So in the 2008 crash was quite remarkable because in the first couple of months of 2008, they knew there was a recession and they were cutting rates and reacting to it, but they were saying things in the meetings like our computer models are showing pockets of strength and looking at that and thinking that things will get better, and then when it did crash, the meetings, they're laughing about it and saying, I hope this works when they're talking about bailing out the banks.
It's just quite remarkable.
It's like that war state book, I wrote that using partly transcripts of Kennedy's National Security Council meetings and stuff, and there's a lot of drama, the Cuban Missile Crisis, but it's creepy or scary because you also see rigid thinking.
At the end of that crisis, they're expecting war to happen, the very last day, and Robert McNamara, who had been managing the blockade of Cuba instead of just going to war, by the very last day, he was giving up and thinking war is coming, and you see him caught in this bureaucratic type of thinking, and the Fed reads the same way, except that it wouldn't make an interesting book because these people are talking so boring, and out of mathematicians, it's just like, oh.
Right.
I get it, though, that if you really understand what they're talking about, that you could really mine that for a lot, and yeah, it's interesting, right?
I always think of that South Park episode where the guy is like, oh, problem, problem again, and they're just a bunch of goofballs.

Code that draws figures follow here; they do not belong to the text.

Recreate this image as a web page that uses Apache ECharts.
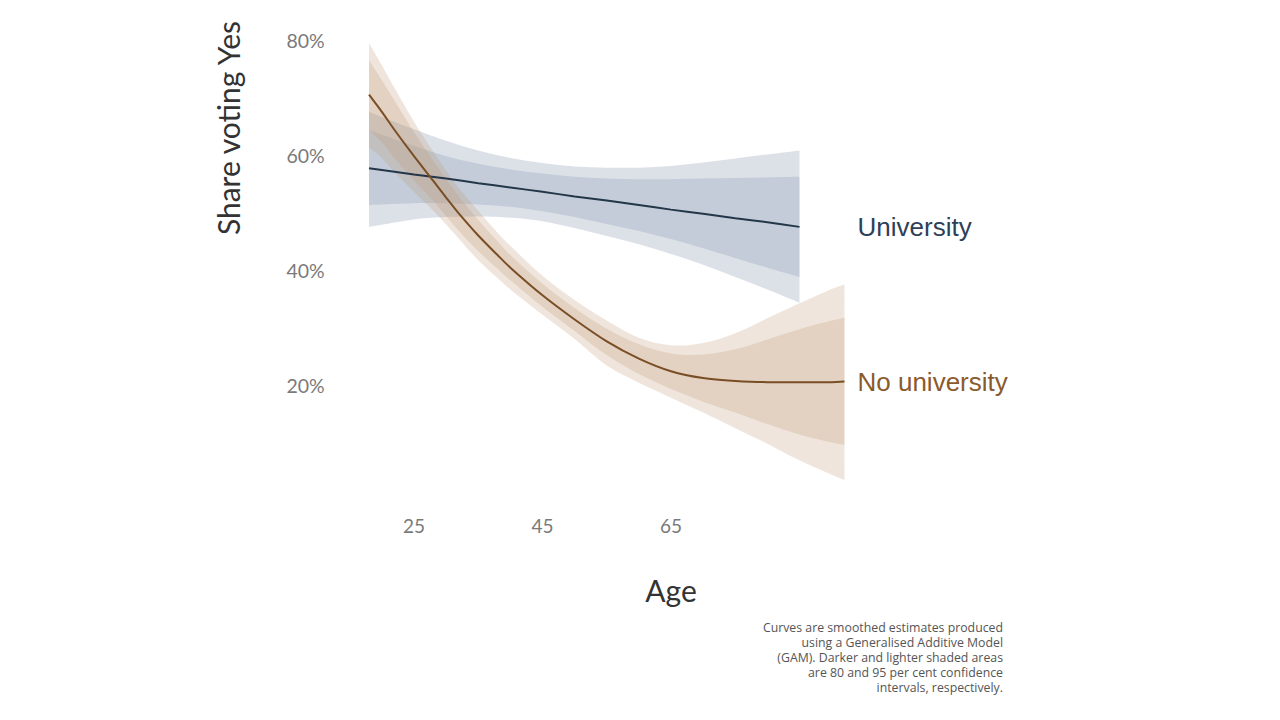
<!DOCTYPE html>
<html>
<head>
<meta charset="utf-8">
<script src="https://cdn.jsdelivr.net/npm/echarts@6/dist/echarts.min.js"></script>
<style>
html,body{margin:0;padding:0;background:#fff;}
#chart{width:1280px;height:720px;}
</style>
</head>
<body>
<div id="chart"></div>
<script>
// ---- data ----
const xTicks = [25, 45, 65];
const yTicks = [20, 40, 60, 80];

const uAge  = [18, 25, 30, 35, 40, 45, 50, 55, 60, 65, 70, 75, 80, 85];
const uFit  = [57.7, 56.6, 55.9, 55.1, 54.35, 53.6, 52.8, 52.1, 51.3, 50.5, 49.8, 49.0, 48.3, 47.5];
const uHi95 = [67.5, 64.5, 62.5, 60.8, 59.5, 58.6, 58.0, 57.8, 57.8, 58.1, 58.7, 59.4, 60.1, 60.8];
const uHi80 = [64.3, 61.6, 59.8, 58.5, 57.5, 56.8, 56.2, 55.9, 55.8, 55.8, 55.9, 56.0, 56.1, 56.2];
const uLo80 = [51.3, 51.6, 51.6, 51.4, 51.0, 50.2, 49.2, 48.0, 46.8, 45.4, 43.8, 42.1, 40.4, 38.8];
const uLo95 = [47.5, 48.8, 49.2, 49.3, 49.1, 48.5, 47.3, 45.9, 44.5, 42.8, 40.9, 38.8, 36.6, 34.3];

const nAge  = [18, 20, 22, 25, 28, 30, 32, 35, 38, 40, 45, 50, 55, 60, 65, 70, 75, 80, 85, 90, 92];
const nFit  = [70.5, 67.5, 64.3, 59.8, 55.5, 52.6, 49.8, 46.0, 42.6, 40.4, 35.6, 31.4, 27.6, 24.6, 22.4, 21.2, 20.7, 20.5, 20.5, 20.5, 20.6];
const nHi95 = [79.5, 75.6, 71.6, 65.8, 60.6, 57.3, 54.2, 50.3, 46.5, 44.2, 39.0, 34.8, 31.2, 28.2, 26.9, 27.3, 29.0, 31.6, 34.2, 36.7, 37.5];
const nHi80 = [76.5, 73.0, 69.4, 64.0, 59.0, 55.8, 52.8, 48.7, 45.0, 42.6, 37.6, 33.4, 29.8, 27.1, 25.5, 25.3, 26.2, 27.9, 29.7, 31.2, 31.7];
const nLo80 = [64.3, 62.2, 59.4, 55.6, 52.0, 49.4, 46.8, 43.3, 40.2, 38.2, 33.6, 29.4, 25.2, 21.9, 19.3, 17.1, 15.2, 13.2, 11.4, 10.0, 9.6];
const nLo95 = [61.3, 59.5, 57.0, 53.6, 50.3, 47.9, 45.4, 41.7, 38.6, 36.6, 32.2, 28.0, 23.4, 20.4, 17.8, 15.2, 12.5, 9.8, 6.9, 4.4, 3.5];

const footnote = 'Curves are smoothed estimates produced\nusing a Generalised Additive Model\n(GAM). Darker and lighter shaded areas\nare 80 and 95 per cent confidence\nintervals, respectively.';

// ---- helpers ----
function pairs(xs, ys) { return xs.map((x, i) => [x, ys[i]]); }

function smoothSeg(pts, start) {
  let d = (start ? 'M' : 'L') + pts[0][0] + ',' + pts[0][1];
  const n = pts.length;
  for (let i = 0; i < n - 1; i++) {
    const p0 = pts[Math.max(i - 1, 0)], p1 = pts[i], p2 = pts[i + 1], p3 = pts[Math.min(i + 2, n - 1)];
    const c1 = [p1[0] + (p2[0] - p0[0]) / 6, p1[1] + (p2[1] - p0[1]) / 6];
    const c2 = [p2[0] - (p3[0] - p1[0]) / 6, p2[1] - (p3[1] - p1[1]) / 6];
    d += 'C' + c1[0] + ',' + c1[1] + ' ' + c2[0] + ',' + c2[1] + ' ' + p2[0] + ',' + p2[1];
  }
  return d;
}

function bandSeries(name, ages, hi, lo, fill) {
  return {
    type: 'custom',
    name: name,
    silent: true,
    data: [[ages[0], lo[0]]],
    renderItem: function (params, api) {
      const top = ages.map((a, i) => api.coord([a, hi[i]]));
      const bot = ages.map((a, i) => api.coord([a, lo[i]])).reverse();
      const d = smoothSeg(top, true) + smoothSeg(bot, false) + 'Z';
      return { type: 'path', shape: { pathData: d }, style: { fill: fill } };
    }
  };
}

const blueFill = 'rgba(139,156,180,0.30)';
const brownFill = 'rgba(191,151,115,0.25)';

const chart = echarts.init(document.getElementById('chart'), null, { renderer: 'svg' });

chart.setOption({
  animation: false,
  backgroundColor: '#ffffff',
  grid: { left: 349.75, top: 40, width: 514, height: 460, containLabel: false },
  xAxis: {
    type: 'value', min: 15, max: 95, interval: 5,
    axisLine: { show: false }, axisTick: { show: false }, splitLine: { show: false },
    axisLabel: {
      margin: 16, color: '#7a7a7a', fontSize: 19, fontFamily: 'Lato',
      formatter: v => (xTicks.indexOf(v) >= 0 ? String(v) : '')
    }
  },
  yAxis: {
    type: 'value', min: 0, max: 80, interval: 20,
    axisLine: { show: false }, axisTick: { show: false }, splitLine: { show: false },
    axisLabel: {
      margin: 25, color: '#7a7a7a', fontSize: 19.5, fontFamily: 'Lato',
      formatter: v => (yTicks.indexOf(v) >= 0 ? v + '%' : '')
    }
  },
  series: [
    bandSeries('u95', uAge, uHi95, uLo95, blueFill),
    bandSeries('u80', uAge, uHi80, uLo80, blueFill),
    bandSeries('n95', nAge, nHi95, nLo95, brownFill),
    bandSeries('n80', nAge, nHi80, nLo80, brownFill),
    {
      type: 'line', name: 'University', data: pairs(uAge, uFit), smooth: 0.3,
      symbol: 'none', lineStyle: { color: '#24364a', width: 2 },
      endLabel: {
        show: true, formatter: 'University', distance: 0, offset: [58, 0],
        color: '#2d4058', fontSize: 26, fontFamily: 'Liberation Sans'
      }
    },
    {
      type: 'line', name: 'No university', data: pairs(nAge, nFit), smooth: 0.3,
      symbol: 'none', lineStyle: { color: '#7a4e24', width: 2 },
      endLabel: {
        show: true, formatter: 'No university', distance: 0, offset: [13, 0],
        color: '#8a5a2c', fontSize: 26, fontFamily: 'Liberation Sans'
      }
    }
  ],
  graphic: [
    {
      type: 'text', x: 228, y: 128, rotation: Math.PI / 2,
      style: { text: 'Share voting Yes', fill: '#333333', font: '30px Lato', align: 'center', verticalAlign: 'middle' }
    },
    {
      type: 'text', x: 671, y: 590,
      style: { text: 'Age', fill: '#333333', font: '30px Lato', align: 'center', verticalAlign: 'middle' }
    },
    {
      type: 'text', x: 1003, y: 620,
      style: { text: footnote, fill: '#555555', font: '12.3px "Open Sans"', align: 'right', verticalAlign: 'top', lineHeight: 15 }
    }
  ]
});
</script>
</body>
</html>
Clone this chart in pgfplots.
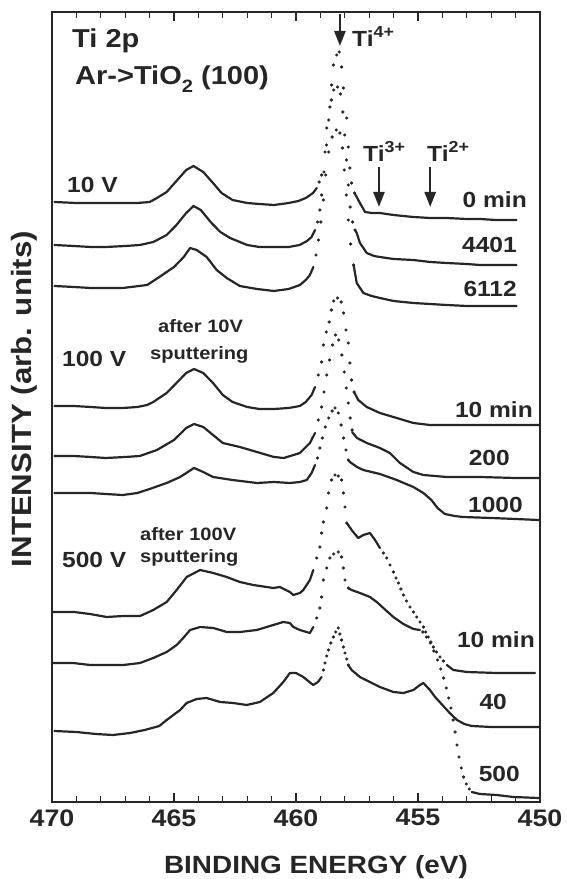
\documentclass[border=0pt]{standalone}
\usepackage{fontspec}
\setmainfont{Liberation Sans}[FakeStretch=1.12]
\usepackage{pgfplots}
\pgfplotsset{compat=1.18}
\usetikzlibrary{arrows.meta}
\newcommand\fs[1]{\fontsize{#1}{#1}\selectfont\bfseries}
\pgfplotsset{
  ln/.style={line width=2.2bp, color=black!85, mark=none, line join=round, line cap=round},
  dt/.style={only marks, mark=*, mark size=1.4bp, color=black!85, mark options={draw=black!85, fill=black!85}},
}
\begin{document}
\begin{tikzpicture}
\useasboundingbox (0,0) rectangle (567bp,879bp);
\begin{axis}[
  at={(52bp,77bp)}, anchor=south west,
  scale only axis, width=488bp, height=790bp,
  x dir=reverse, xmin=450, xmax=470, ymin=-2, ymax=788,
  xtick={450,455,460,465,470}, minor x tick num=4,
  ytick=\empty,
  tick align=inside, major tick length=9bp, minor tick length=6bp,
  xtick pos=both,
  axis line style={line width=1.6bp, black!85},
  tick style={line width=1.3bp, black!85},
  /pgf/number format/assume math mode=true,
  /pgf/number format/1000 sep={},
  tick label style={font=\fs{24}, text=black!85},
  xticklabel style={yshift=-4bp},
  xlabel={BINDING ENERGY (eV)},
  xlabel style={font=\fs{25}, text=black!85, at={(axis description cs:0.5,0)}, anchor=base, yshift=-71bp, xshift=20bp},
  ylabel={INTENSITY (arb. units)},
  ylabel style={font=\fs{28}, text=black!85, at={(axis description cs:-0.057,0.51)}, anchor=center},
]
% ---------------- 10 V, 0 min
\addplot[ln] coordinates {(469.9,598)(469.0,597)(468.4,597)(467.6,597)(467.1,597)(466.5,597)(466.0,598)(465.7,602)(465.3,608)(464.9,619)(464.5,630)(464.2,634)(463.8,628)(463.4,617)(463.05,607)(462.6,600)(462.0,597)(461.5,596)(460.9,595)(460.3,597)(459.9,599)(459.6,602)(459.3,607)(459.15,612)};
\addplot[dt] coordinates {(459.05,618)(458.95,625)(458.81,648)(458.74,672)(458.61,693)(458.54,715)(458.47,735)(458.33,745)(458.23,748)(458.13,733)(458.06,712)(457.92,682)(457.86,653)(457.79,632)(457.72,617)(457.60,607)};
\addplot[ln] coordinates {(457.60,607)(457.38,597)(457.17,588)(456.9,587)(456.56,587)(456.0,585)(455.19,583)(454.5,582)(453.82,582)(453.0,581)(452.46,581)(451.8,580)(450.96,580)};
% ---------------- 4401
\addplot[ln] coordinates {(469.9,555)(469.1,554)(468.4,553)(467.8,553)(467.0,554)(466.4,555)(465.85,558)(465.3,565)(464.9,575)(464.5,587)(464.2,594)(463.9,590)(463.5,578)(463.1,568)(462.7,562)(462.0,555)(461.5,553)(460.9,553)(460.3,553)(459.85,555)(459.55,559)(459.36,563)(459.22,570)};
\addplot[dt] coordinates {(459.12,578)(459.02,590)(458.95,605)(458.85,628)(458.75,655)(458.66,680)(458.55,700)(458.45,710)(458.30,713)(458.18,706)(458.08,688)(458.00,665)(457.93,640)(457.86,615)(457.78,593)(457.68,578)(457.58,570)};
\addplot[ln] coordinates {(457.58,570)(457.51,567)(457.38,557)(457.10,547)(456.8,544)(456.56,543)(456.0,541)(455.19,540)(454.5,538)(453.82,537)(453.0,536)(452.46,535)(451.7,535)(450.96,535)};
% ---------------- 6112
\addplot[ln] coordinates {(469.9,514)(469.1,513)(468.4,512)(467.1,512)(466.1,515)(465.6,523)(465.0,533)(464.6,543)(464.34,552)(464.07,550)(463.66,543)(463.25,530)(462.84,522)(462.3,514)(461.6,511)(460.9,509)(460.3,511)(459.84,515)(459.6,520)(459.43,525)(459.29,533)};
\addplot[dt] coordinates {(459.18,545)(459.08,560)(458.98,578)(458.88,600)(458.78,625)(458.66,648)(458.52,663)(458.35,670)(458.20,667)(458.10,652)(458.02,630)(457.94,605)(457.86,580)(457.76,556)(457.64,535)};
\addplot[ln] coordinates {(457.64,535)(457.51,517)(457.24,507)(456.9,504)(456.56,502)(456.0,499)(455.19,497)(454.5,496)(453.82,495)(453.0,494)(452.4,494)(450.96,494)};
% ---------------- 100 V, 10 min
\addplot[ln] coordinates {(469.9,394)(469.1,394)(468.4,393)(467.8,392)(467.1,392)(466.5,393)(466.1,395)(465.85,398)(465.3,407)(464.9,417)(464.5,427)(464.18,431)(463.8,427)(463.4,417)(463.0,405)(462.6,398)(462.0,393)(461.5,391)(460.9,391)(460.3,392)(459.84,394)(459.6,398)(459.36,405)(459.22,413)};
\addplot[dt] coordinates {(459.09,425)(458.95,438)(458.88,455)(458.76,468)(458.64,478)(458.55,490)(458.45,499)(458.30,502)(458.15,498)(458.05,487)(457.95,470)(457.86,457)(457.79,437)(457.72,420)(457.62,408)};
\addplot[ln] coordinates {(457.62,408)(457.45,400)(457.10,393)(456.56,387)(455.87,382)(455.19,377)(454.51,375)(453.14,375)(452.0,375)(451.0,375)(450.05,375)};
% ---------------- 200
\addplot[ln] coordinates {(469.9,344)(469.1,344)(468.4,343)(467.8,342)(467.0,343)(466.4,344)(465.7,350)(465.0,360)(464.5,372)(464.18,376)(463.8,373)(463.4,365)(463.0,357)(462.3,353)(461.6,348)(460.9,343)(460.5,342)(460.1,345)(459.84,347)(459.43,357)(459.22,367)};
\addplot[dt] coordinates {(459.09,380)(458.95,393)(458.85,408)(458.74,425)(458.62,440)(458.50,455)(458.38,465)(458.25,460)(458.12,445)(458.02,428)(457.94,412)(457.86,397)(457.78,382)(457.70,370)};
\addplot[ln] coordinates {(457.70,368)(457.50,362)(457.10,357)(456.56,352)(456.15,347)(455.74,337)(455.19,328)(454.78,325)(453.82,323)(452.46,323)(451.0,322)(450.05,322)};
% ---------------- 1000
\addplot[ln] coordinates {(469.9,307)(469.1,307)(468.4,307)(467.8,306)(467.1,305)(466.5,307)(466.0,311)(465.3,317)(464.75,323)(464.18,332)(463.8,328)(463.4,323)(462.6,320)(461.6,317)(460.9,318)(460.25,317)(459.84,318)(459.56,320)(459.36,327)(459.22,335)};
\addplot[dt] coordinates {(459.12,342)(459.02,352)(458.92,362)(458.80,373)(458.66,382)(458.52,389)(458.40,392)(458.27,387)(458.15,375)(458.05,362)(457.95,350)(457.86,340)};
\addplot[ln] coordinates {(457.86,340)(457.79,338)(457.50,333)(457.24,330)(456.56,326)(455.87,320)(455.19,313)(454.78,307)(454.45,300)(454.2,292)(453.9,286)(453.5,284)(453.14,283)(452.0,282)(451.0,281)(450.05,280)};
% ---------------- 500 V, 10 min
\addplot[ln] coordinates {(469.95,188)(469.1,188)(468.44,186)(467.76,183)(467.08,184)(466.39,184)(465.85,190)(465.30,198)(464.89,210)(464.48,223)(463.93,230)(463.39,227)(462.84,223)(462.30,218)(461.75,215)(460.93,212)(460.66,213)(460.25,208)(460.11,205)(459.84,207)(459.70,210)(459.43,220)(459.29,230)};
\addplot[dt] coordinates {(459.15,242)(459.02,253)(458.95,267)(458.88,278)(458.74,292)(458.67,307)(458.54,320)(458.40,325)(458.27,324)(458.13,320)(458.06,307)(457.99,293)(457.92,277)};
\addplot[ln] coordinates {(457.92,277)(457.86,275)(457.72,270)(457.45,262)(457.24,265)(456.97,267)(456.76,260)(456.56,252)};
\addplot[dt] coordinates {(456.42,247)(456.28,242)(456.15,235)(456.01,228)(455.90,222)(455.80,217)(455.70,211)(455.60,205)(455.47,199)(455.33,193)(455.19,188)(455.05,183)(454.92,178)(454.78,173)(454.68,168)(454.58,163)(454.47,158)(454.37,153)(454.24,148)(454.10,143)(453.96,139)};
\addplot[ln] coordinates {(453.82,135)(453.55,130)(453.00,128)(451.78,127)(450.2,127)};
% ---------------- 500 (left side in the middle, steep fall at 454-453)
\addplot[ln] coordinates {(469.95,137)(469.13,137)(468.44,135)(467.76,135)(467.08,135)(466.39,137)(465.85,142)(465.30,148)(464.89,155)(464.62,162)(464.34,170)(463.93,173)(463.39,172)(462.84,168)(462.30,168)(461.61,170)(460.93,175)(460.52,178)(460.25,177)(460.11,173)(459.84,170)(459.43,167)(459.29,173)};
\addplot[dt] coordinates {(459.15,182)(459.02,192)(458.95,203)(458.88,220)(458.74,232)(458.61,242)(458.45,246)(458.27,248)(458.13,243)(458.06,232)(457.99,220)(457.86,212)};
\addplot[ln] coordinates {(457.86,212)(457.72,210)(457.38,207)(456.97,203)(456.69,198)(456.42,192)(456.01,183)(455.60,176)(455.19,171)(454.92,170)};
\addplot[dt] coordinates {(454.80,168)(454.65,163)(454.50,157)(454.35,149)(454.20,140)(454.07,131)(453.95,122)(453.84,112)(453.74,102)(453.65,92)(453.56,80)(453.48,68)(453.40,55)(453.32,43)(453.23,32)(453.13,23)(453.02,16)(452.90,11)};
\addplot[ln] coordinates {(452.80,8)(452.46,6)(451.78,5)(451.09,3)(450.05,2)};
% ---------------- 40 (lowest on the left)
\addplot[ln] coordinates {(469.9,69)(469.0,68)(468.2,66)(467.5,65)(466.8,67)(466.2,70)(465.6,74)(465.3,80)(464.75,90)(464.48,97)(464.07,101)(463.66,102)(463.11,98)(462.57,97)(462.02,95)(461.48,98)(460.93,107)(460.52,118)(460.25,127)(460.0,127)(459.70,123)(459.40,117)(459.29,115)(459.1,118)(458.95,123)};
\addplot[dt] coordinates {(458.88,130)(458.81,137)(458.74,144)(458.67,150)(458.57,157)(458.47,163)(458.37,168)(458.27,172)(458.20,166)(458.13,160)(458.06,153)(457.99,147)(457.92,141)(457.86,135)};
\addplot[ln] coordinates {(457.86,135)(457.72,130)(457.38,123)(456.97,118)(456.56,113)(456.01,108)(455.60,107)(455.19,110)(454.92,115)(454.78,117)(454.51,110)(454.30,103)(454.0,95)(453.7,87)(453.4,80)(453.1,76)(452.8,74)(452.0,73)(451.0,73)(450.05,73)};
% arrows
\draw[line width=2.4bp, black!85, -{Triangle[length=15bp,width=11bp]}] (axis cs:458.2,786) -- (axis cs:458.2,754);
\draw[line width=2.4bp, black!85, -{Triangle[length=15bp,width=11bp]}] (axis cs:456.6,633) -- (axis cs:456.6,593);
\draw[line width=2.4bp, black!85, -{Triangle[length=15bp,width=11bp]}] (axis cs:454.5,633) -- (axis cs:454.5,593);
\end{axis}
\begin{scope}[every node/.style={inner sep=0pt, text=black!85}]
\node[anchor=base west] at (72bp,831bp) {\fs{26}Ti 2p};
\node[anchor=base west] at (75bp,794bp) {\fs{26}Ar->TiO\raisebox{-0.3em}{\fs{18}2} (100)};
\node[anchor=base west] at (352bp,832bp) {\fs{22}Ti\raisebox{0.45em}{\fs{16}4+}};
\node[anchor=base west] at (363bp,717bp) {\fs{22}Ti\raisebox{0.45em}{\fs{16}3+}};
\node[anchor=base west] at (427bp,717bp) {\fs{22}Ti\raisebox{0.45em}{\fs{16}2+}};
\node[anchor=base west] at (67bp,686bp) {\fs{22}10 V};
\node[anchor=base east] at (527bp,671bp) {\fs{22}0 min};
\node[anchor=base east] at (517bp,626bp) {\fs{22}4401};
\node[anchor=base east] at (517bp,582bp) {\fs{22}6112};
\node[anchor=base west] at (158bp,546bp) {\fs{18}after 10V};
\node[anchor=base west] at (150bp,519bp) {\fs{18}sputtering};
\node[anchor=base west] at (62bp,512bp) {\fs{22}100 V};
\node[anchor=base east] at (533bp,461bp) {\fs{22}10 min};
\node[anchor=base east] at (510bp,413bp) {\fs{22}200};
\node[anchor=base east] at (523bp,366bp) {\fs{22}1000};
\node[anchor=base west] at (140bp,338bp) {\fs{18}after 100V};
\node[anchor=base west] at (140bp,316bp) {\fs{18}sputtering};
\node[anchor=base west] at (62bp,311bp) {\fs{22}500 V};
\node[anchor=base east] at (535bp,231bp) {\fs{22}10 min};
\node[anchor=base east] at (507bp,169bp) {\fs{22}40};
\node[anchor=base east] at (520bp,97bp) {\fs{22}500};
\end{scope}
\end{tikzpicture}
\end{document}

They're the people of South Park, basically, in charge of the central bank.
I could see that.
You know what I mean?
They think they know what they're doing.
In fact, on that one, what they do is they have a big game board, and they cut the head off a chicken and let it run around in circles, and then wherever it dies is their policy.
Bank bailout or QE this or that or whatever.
But what they have done is, as you mentioned, Murray Rothbard saying, other Austrian economists, is that they, in our lifetime, every time this has happened, they get to that pause situation, which I think we'll be at by the end of the year, if not sooner, and then they pause, then they come up with these theories and think, well, everything will be okay, and they just hold on to that, and then stuff starts to, the stock market rolls over, the economy starts to tip into a recession, and they sit there, like frozen, and then go into total panic.
So there's a book called Greenspan's Bubbles that, if you want to read about, you see Fed transcripts.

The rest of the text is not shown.